* [Dataset extract]
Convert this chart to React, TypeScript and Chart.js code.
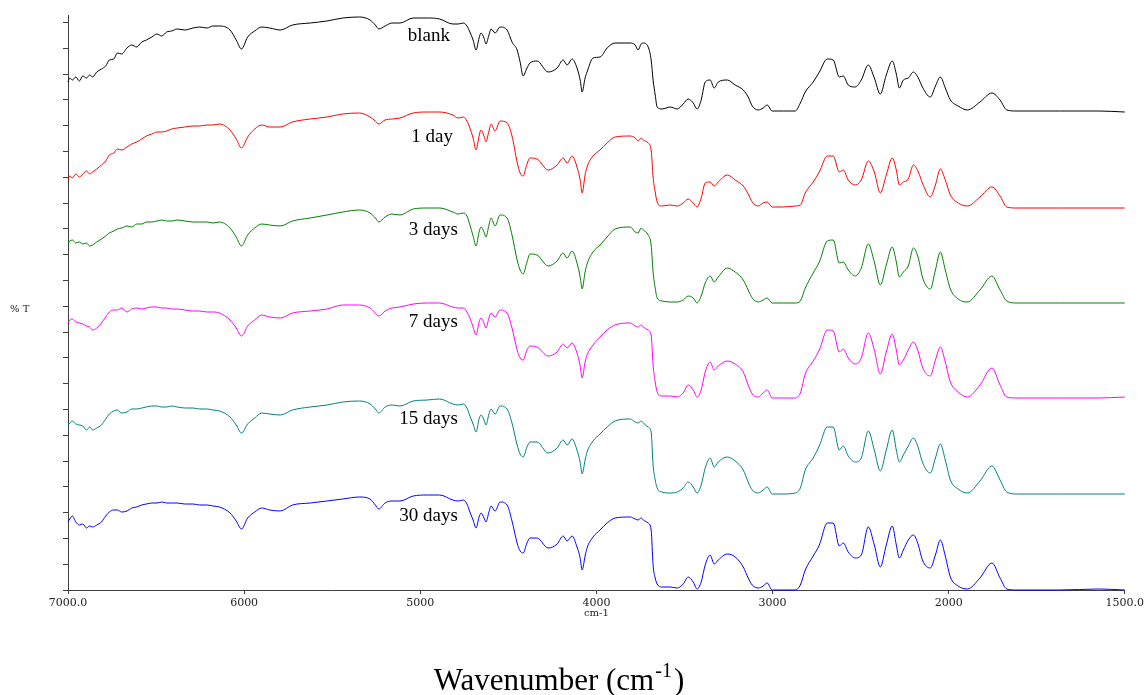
import React, { useEffect, useRef } from 'react';
import { Chart, registerables } from 'chart.js';

Chart.register(...registerables);

// Wavenumbers (cm-1) shared by every spectrum
const WAVENUMBERS = [
  7000, 6990, 6975, 6956, 6935, 6916, 6895, 6877, 6860, 6837,
  6810, 6786, 6765, 6740, 6720, 6695, 6665, 6638, 6610, 6581,
  6555, 6524, 6495, 6468, 6440, 6411, 6380, 6337, 6290, 6252,
  6210, 6178, 6140,
  6080, 6045, 6015, 5980, 5940, 5900, 5855, 5795, 5725, 5625,
  5530, 5440, 5345, 5285, 5255, 5235, 5200, 5160, 5115, 5040,
  4960, 4890, 4815, 4785, 4755,
  4735, 4718, 4700, 4683, 4666, 4655, 4638, 4627, 4610, 4598,
  4575, 4547, 4507, 4479, 4450, 4433, 4416, 4394, 4377, 4337,
  4274, 4223, 4189, 4166, 4138, 4110, 4092, 4081, 4064, 4053,
  4019, 3979, 3939, 3894, 3808, 3780, 3763, 3746, 3734, 3706,
  3689, 3678, 3666, 3655, 3627, 3581, 3541, 3507, 3479, 3450,
  3428, 3405, 3382, 3354, 3331, 3308, 3257, 3212, 3166, 3138,
  3115, 3081, 3053, 3030, 3002, 2939, 2871, 2842, 2814, 2769,
  2734, 2689, 2655, 2621, 2598, 2570, 2530, 2496, 2456, 2422,
  2388, 2354, 2320, 2297, 2280, 2257, 2229, 2200, 2172, 2149,
  2104, 2075, 2047, 2019, 1995, 1973, 1947, 1911, 1877, 1854,
  1835, 1806, 1685, 1573, 1500,
];

// %T (arbitrary units, spectra offset for clarity)
const BLANK = [
  508, 512, 510, 513, 509, 514, 512, 515, 513, 518, 521, 524, 530, 531, 537, 536, 542, 545, 543, 548,
  550, 553, 556, 554, 558, 559, 561, 560, 562, 563, 562, 564, 564,
  560, 550, 541, 553, 559, 563, 562, 560, 565, 567, 569, 572, 573, 570, 565, 561, 564, 567, 567, 572,
  572, 571, 566, 566, 567,
  564, 558, 550, 540, 552, 557, 552, 546, 555, 561, 557, 563, 560, 548, 540, 528, 514, 522, 527, 529,
  518, 522, 530, 525, 531, 522, 510, 498, 512, 518, 532, 533, 542, 547, 547, 545, 540, 546, 547, 543,
  530, 510, 495, 483, 481, 483, 481, 486, 491, 487, 481, 490, 508, 510, 502, 508, 510, 505, 500, 493,
  484, 480, 482, 485, 479, 479, 479, 487, 498, 508, 518, 531, 530, 513, 514, 505, 503, 510, 525, 512,
  496, 515, 529, 516, 502, 510, 512, 518, 512, 503, 493, 504, 513, 502, 490, 484, 480, 488, 497, 490,
  480, 479, 479, 479, 478,
];
const DAY1 = [
  411, 414, 412, 416, 413, 416, 419, 416, 418, 421, 425, 429, 435, 437, 441, 440, 443, 446, 448, 451,
  454, 456, 458, 458, 459, 461, 462, 463, 464, 464, 465, 465, 466,
  460, 451, 442, 453, 461, 465, 463, 463, 468, 471, 473, 476, 477, 473, 469, 466, 470, 471, 472, 477,
  478, 478, 475, 472, 473,
  469, 462, 452, 440, 454, 460, 454, 448, 459, 466, 459, 469, 467, 454, 428, 417, 414, 426, 432, 431,
  420, 425, 432, 427, 434, 423, 410, 397, 415, 423, 434, 440, 447, 453, 454, 452, 449, 452, 450, 447,
  440, 413, 398, 388, 384, 385, 384, 387, 391, 387, 383, 392, 407, 408, 404, 408, 415, 410, 404, 396,
  388, 384, 387, 388, 383, 383, 384, 385, 397, 408, 418, 434, 434, 418, 420, 410, 405, 410, 429, 418,
  397, 415, 432, 420, 405, 408, 411, 425, 418, 407, 393, 405, 421, 410, 395, 387, 384, 393, 403, 394,
  383, 382, 382, 382, 382,
];
const DAY3 = [
  347, 349, 350, 347, 348, 346, 347, 344, 345, 348, 351, 354, 357, 359, 361, 362, 364, 363, 366, 366,
  368, 368, 369, 370, 369, 369, 370, 369, 368, 368, 368, 367, 368,
  362, 353, 344, 355, 362, 366, 365, 364, 369, 372, 375, 378, 380, 377, 372, 368, 373, 376, 375, 381,
  382, 382, 378, 376, 377,
  374, 365, 354, 344, 358, 363, 358, 353, 365, 372, 364, 375, 372, 355, 330, 320, 316, 328, 336, 335,
  324, 329, 337, 332, 339, 327, 313, 301, 318, 326, 338, 345, 353, 361, 363, 358, 357, 362, 360, 355,
  345, 318, 302, 292, 289, 288, 288, 290, 294, 292, 287, 294, 307, 314, 308, 313, 322, 318, 310, 300,
  292, 288, 290, 292, 287, 287, 287, 289, 302, 317, 328, 349, 350, 327, 328, 320, 314, 322, 346, 328,
  305, 325, 343, 328, 313, 318, 324, 342, 332, 313, 301, 320, 338, 320, 301, 291, 288, 300, 314, 300,
  289, 287, 287, 287, 287,
];
const DAY7 = [
  267, 270, 271, 268, 267, 266, 264, 263, 260, 262, 267, 273, 278, 280, 280, 282, 278, 281, 282, 281,
  282, 283, 283, 282, 282, 281, 281, 280, 279, 279, 278, 278, 277,
  270, 262, 254, 264, 270, 275, 273, 272, 277, 279, 281, 285, 285, 282, 277, 274, 279, 282, 283, 286,
  287, 287, 283, 282, 282,
  278, 272, 263, 255, 268, 272, 267, 262, 272, 277, 273, 280, 277, 262, 240, 232, 230, 240, 244, 243,
  234, 238, 246, 242, 247, 237, 224, 212, 228, 235, 245, 253, 260, 265, 267, 264, 263, 265, 263, 260,
  255, 225, 208, 198, 194, 194, 193, 197, 205, 200, 193, 200, 218, 228, 220, 224, 229, 226, 218, 205,
  196, 193, 197, 200, 192, 192, 192, 197, 216, 229, 240, 260, 259, 238, 241, 232, 226, 232, 257, 240,
  216, 238, 256, 240, 225, 230, 240, 248, 238, 223, 214, 230, 243, 228, 208, 198, 193, 205, 222, 205,
  193, 192, 192, 192, 193,
];
const DAY15 = [
  165, 167, 169, 166, 165, 164, 160, 163, 160, 162, 165, 171, 176, 179, 180, 177, 178, 181, 181, 182,
  183, 184, 184, 183, 183, 184, 183, 182, 182, 181, 181, 180, 179,
  173, 165, 157, 166, 172, 177, 176, 175, 180, 183, 185, 188, 189, 186, 181, 177, 183, 185, 184, 189,
  190, 191, 186, 185, 186,
  182, 174, 166, 158, 171, 175, 170, 165, 176, 181, 176, 184, 181, 167, 145, 136, 133, 143, 148, 148,
  137, 142, 150, 145, 151, 140, 128, 116, 130, 138, 149, 156, 163, 169, 171, 168, 167, 169, 167, 163,
  158, 125, 110, 102, 98, 97, 98, 102, 108, 103, 97, 105, 122, 132, 123, 128, 133, 129, 120, 108,
  100, 97, 100, 103, 96, 96, 97, 102, 120, 132, 144, 163, 163, 140, 144, 134, 128, 132, 159, 140,
  119, 140, 160, 140, 128, 135, 144, 152, 142, 128, 117, 132, 146, 130, 110, 101, 97, 109, 124, 110,
  98, 96, 96, 96, 96,
];
const DAY30 = [
  68, 71, 74, 68, 65, 66, 62, 64, 63, 65, 68, 74, 78, 80, 80, 78, 79, 82, 83, 85,
  86, 87, 87, 88, 87, 87, 87, 86, 86, 85, 85, 84, 83,
  77, 69, 61, 72, 78, 82, 80, 79, 85, 87, 89, 91, 93, 91, 85, 81, 87, 89, 89, 94,
  95, 95, 90, 89, 90,
  86, 78, 70, 62, 73, 77, 72, 68, 78, 84, 79, 88, 85, 69, 47, 39, 37, 47, 52, 52,
  42, 46, 54, 49, 54, 43, 32, 20, 34, 42, 53, 60, 67, 72, 73, 71, 70, 72, 70, 67,
  60, 25, 12, 6, 3, 3, 2, 6, 13, 8, 1, 8, 25, 35, 26, 30, 36, 33, 23, 12,
  5, 2, 4, 7, 0, 0, 0, 5, 20, 34, 45, 67, 67, 44, 47, 38, 32, 35, 63, 45,
  23, 45, 64, 45, 32, 40, 50, 55, 45, 30, 22, 35, 50, 34, 13, 4, 1, 12, 27, 12,
  1, 0, 0, 1, 0,
];

const SERIES = [BLANK, DAY1, DAY3, DAY7, DAY15, DAY30];
const SERIES_NAMES = ['blank', '1 day', '3 days', '7 days', '15 days', '30 days'];
const SERIES_COLORS = ['#000000', '#ff0000', '#008000', '#ff00ff', '#008080', '#0000ff'];
// label anchors (right edge) in data units
const LABEL_WN = [4831, 4814, 4786, 4786, 4786, 4786];
const LABEL_T = [554, 453, 360, 268, 171, 74];

const X_TICK_WN = [7000, 6000, 5000, 4000, 3000, 2000, 1500];
const X_TICK_LABELS = ['7000.0', '6000', '5000', '4000', '3000', '2000', '1500.0'];
const Y_TICKS = [
  0, 25.8, 51.6, 77.4, 103.2, 129, 154.8, 180.6, 206.4, 232.2, 258, 283.8,
  309.6, 335.4, 361.2, 387, 412.8, 438.6, 464.4, 490.2, 516, 541.8, 567.6,
];
const Y_MAX = 575;

// axis scale is expanded 2x below 2000 cm-1
const toAxis = (wn: number) => (wn >= 2000 ? wn : 2 * wn - 2000);

const AXIS_COLOR = '#404040';

const textPlugin = {
  id: 'spectraTexts',
  afterDraw(chart: any) {
    const { ctx, scales, chartArea } = chart;
    const x = scales.x;
    const y = scales.y;
    ctx.save();
    ctx.fillStyle = '#000';
    ctx.font = '19px "Liberation Serif"';
    ctx.textAlign = 'right';
    ctx.textBaseline = 'middle';
    SERIES_NAMES.forEach((name, i) => {
      ctx.fillText(name, x.getPixelForValue(toAxis(LABEL_WN[i])), y.getPixelForValue(LABEL_T[i]));
    });

    ctx.fillStyle = '#222';
    ctx.font = '10px "DejaVu Serif"';
    ctx.textAlign = 'left';
    ctx.fillText('% T', 10, 309);
    ctx.textAlign = 'center';
    ctx.fillText('cm-1', (chartArea.left + chartArea.right) / 2, 613);

    // main axis title with superscript
    ctx.fillStyle = '#000';
    ctx.textAlign = 'left';
    ctx.textBaseline = 'alphabetic';
    const mainFont = '31px "Liberation Serif"';
    const supFont = '20px "Liberation Serif"';
    const part1 = 'Wavenumber (cm';
    const sup = '-1';
    const part3 = ')';
    ctx.font = mainFont;
    const w1 = ctx.measureText(part1).width;
    const w3 = ctx.measureText(part3).width;
    ctx.font = supFont;
    const w2 = ctx.measureText(sup).width;
    const total = w1 + w2 + w3 + 3;
    const startX = 559 - total / 2;
    const baseY = 690;
    ctx.font = mainFont;
    ctx.fillText(part1, startX, baseY);
    ctx.font = supFont;
    ctx.fillText(sup, startX + w1 + 1, baseY - 13);
    ctx.font = mainFont;
    ctx.fillText(part3, startX + w1 + w2 + 3, baseY);
    ctx.restore();
  },
};

export default function App() {
  const canvasRef = useRef<HTMLCanvasElement | null>(null);

  useEffect(() => {
    const canvas = canvasRef.current;
    if (!canvas) return;
    const datasets = SERIES.map((values, s) => ({
      label: SERIES_NAMES[s],
      data: WAVENUMBERS.map((wn, i) => ({ x: toAxis(wn), y: values[i] })),
      borderColor: SERIES_COLORS[s],
      backgroundColor: SERIES_COLORS[s],
      borderWidth: 1,
      pointRadius: 0,
      cubicInterpolationMode: 'monotone',
      fill: false,
      clip: 4,
    }));

    const chart = new Chart(canvas, {
      type: 'line',
      data: { datasets },
      options: {
        responsive: false,
        animation: false,
        devicePixelRatio: 1,
        layout: { padding: { left: 0, right: 21, top: 15, bottom: 0 } },
        plugins: {
          legend: { display: false },
          tooltip: { enabled: false },
        },
        scales: {
          x: {
            type: 'linear',
            min: toAxis(1500),
            max: toAxis(7000),
            reverse: true,
            afterBuildTicks: (scale: any) => {
              scale.ticks = X_TICK_WN.map((wn) => ({ value: toAxis(wn) }));
            },
            afterFit: (scale: any) => {
              scale.height = 105;
            },
            ticks: {
              autoSkip: false,
              maxRotation: 0,
              padding: 3,
              color: '#222',
              font: { family: 'DejaVu Serif', size: 11 },
              callback: (_v: any, index: number) => X_TICK_LABELS[index],
            },
            grid: {
              display: true,
              drawOnChartArea: false,
              drawTicks: true,
              tickLength: 4,
              color: AXIS_COLOR,
            },
            border: { display: true, color: AXIS_COLOR, width: 1 },
          },
          y: {
            type: 'linear',
            min: 0,
            max: Y_MAX,
            afterBuildTicks: (scale: any) => {
              scale.ticks = Y_TICKS.map((v) => ({ value: v }));
            },
            afterFit: (scale: any) => {
              scale.width = 68;
            },
            ticks: { display: false },
            grid: {
              display: true,
              drawOnChartArea: false,
              drawTicks: true,
              tickLength: 5,
              color: AXIS_COLOR,
            },
            border: { display: true, color: AXIS_COLOR, width: 1 },
          },
        },
      },
      plugins: [textPlugin],
    } as any);

    return () => chart.destroy();
  }, []);

  return (
    <div style={{ position: 'absolute', left: 0, top: 0, width: 1147, height: 695, background: '#fff' }}>
      <canvas ref={canvasRef} width={1147} height={695} style={{ display: 'block' }} />
    </div>
  );
}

* [Given task]
Transcribe the opening line of the listing above, please, and every line after it through the line with "Chart.register(...registerables);", word for word, without pictures.

* [Answer for this exercise]
Convert this chart to React, TypeScript and Chart.js code.
import React, { useEffect, useRef } from 'react';
import { Chart, registerables } from 'chart.js';

Chart.register(...registerables);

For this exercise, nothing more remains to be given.